As part of our Alliance for Resource Equity work, we’ve identified 10 research-backed areas that have the greatest impact on students’ experiences in school. When combined, these 10 dimensions create a strong foundation for meeting students’ distinct needs and unlocking better, more equitable school experiences.
To reach high standards and thrive, all students need equal access to resources — and certain students, like higher-needs students or students from historically underserved backgrounds, may need more of some of these resources. A visual overview of the specific dimensions studied in Dallas ISD is provided below. These findings illustrate how different groups of students in the district experience key aspects of school — the amount and combination of resources are not currently distributed in ways that support strong outcomes for all groups of students.
In this analysis, specific metrics were used as proxies for indicating the level of access students have to a resource — for example, class size for core classes (such as math and ELA) was used as a proxy for gauging students’ access to instructional time and attention. Red bars represent where certain groups of students get less access to an important resource; yellow bars indicate that all students have similar access or that students’ access is similar to the district’s average level; and green bars represent more access to the resource. For example, students who are economically disadvantaged and Black have less access to empowering, rigorous content — only 44 percent of proficient students from this group get enrolled in advanced ELA in 6th grade. But among students of any race/ethnicity who aren’t economically disadvantaged, enrollment rises to 80 percent.
Upon seeing this snapshot, School Board President Justin Henry (District 9) said, “These are our numbers. We are the system. We have to be self-aware and recognize that even with the great programs we have, they’ve given us these numbers. Insanity is doing the same thing over and over again. We need to do something different — not incrementally different, but systemically different.”
To identify ways to continue to improve excellence and equity for students, ERS and Dallas ISD’s Racial Equity Working Group grounded our work together in the knowledge that we must intentionally design systems and schools for equity, and that teachers and principals are the top two most important in-school factors influencing student achievement. Based on these common understandings we identified three foundations for success and seven big ideas.
Invest in equity mindset.
Meaningfully engage stakeholders.
Measure, monitor, and report on progress.
Expand support for teachers at higher-need schools.
Support the hiring of strong teachers at higher-need schools.
Accelerate teacher growth through meaningful collaboration.
Invest in strong leaders at higher-need schools.
Ensure equitable access to application/lottery programs and advanced course pathways.
Provide coordinated school budget, staffing, and scheduling options that optimize resource-use for student learning.
Determine funding levels that differentiate for student need and incoming performance.
For each big idea, we identified ways to sustain existing work, expand on current progress, and explore new work. For examples of strategies to support each big idea, visit the full report.

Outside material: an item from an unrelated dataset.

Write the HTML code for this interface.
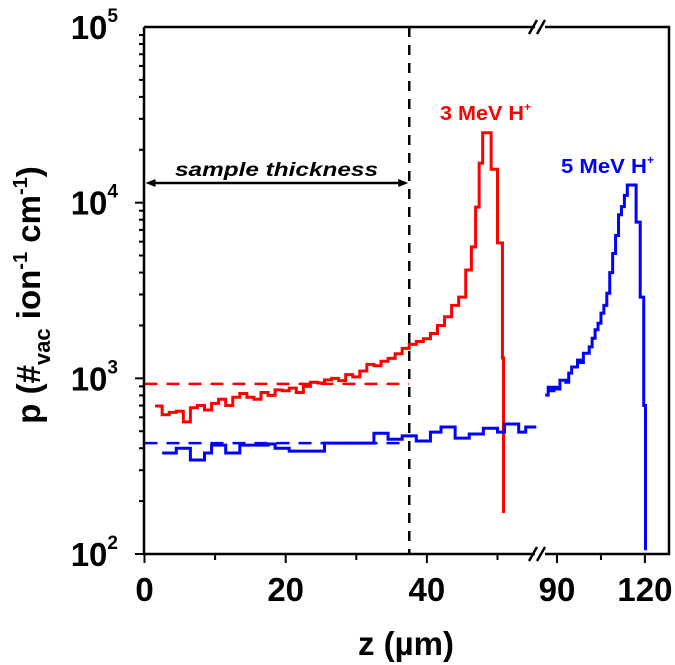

Dallas ISD is committed to taking deliberate actions that address racial inequities across the district: Superintendent Michael Hinojosa said, “We have a reserve that is healthy and will be investing in these actions however we need to.” In June, the Dallas ISD Board of Trustees followed up by holding an action planning workshop with district administrators to discuss ways for the district to continue moving forward on these big ideas in alignment with their recent Resolution on the Commitment of Dallas ISD to Black Students and Black Lives.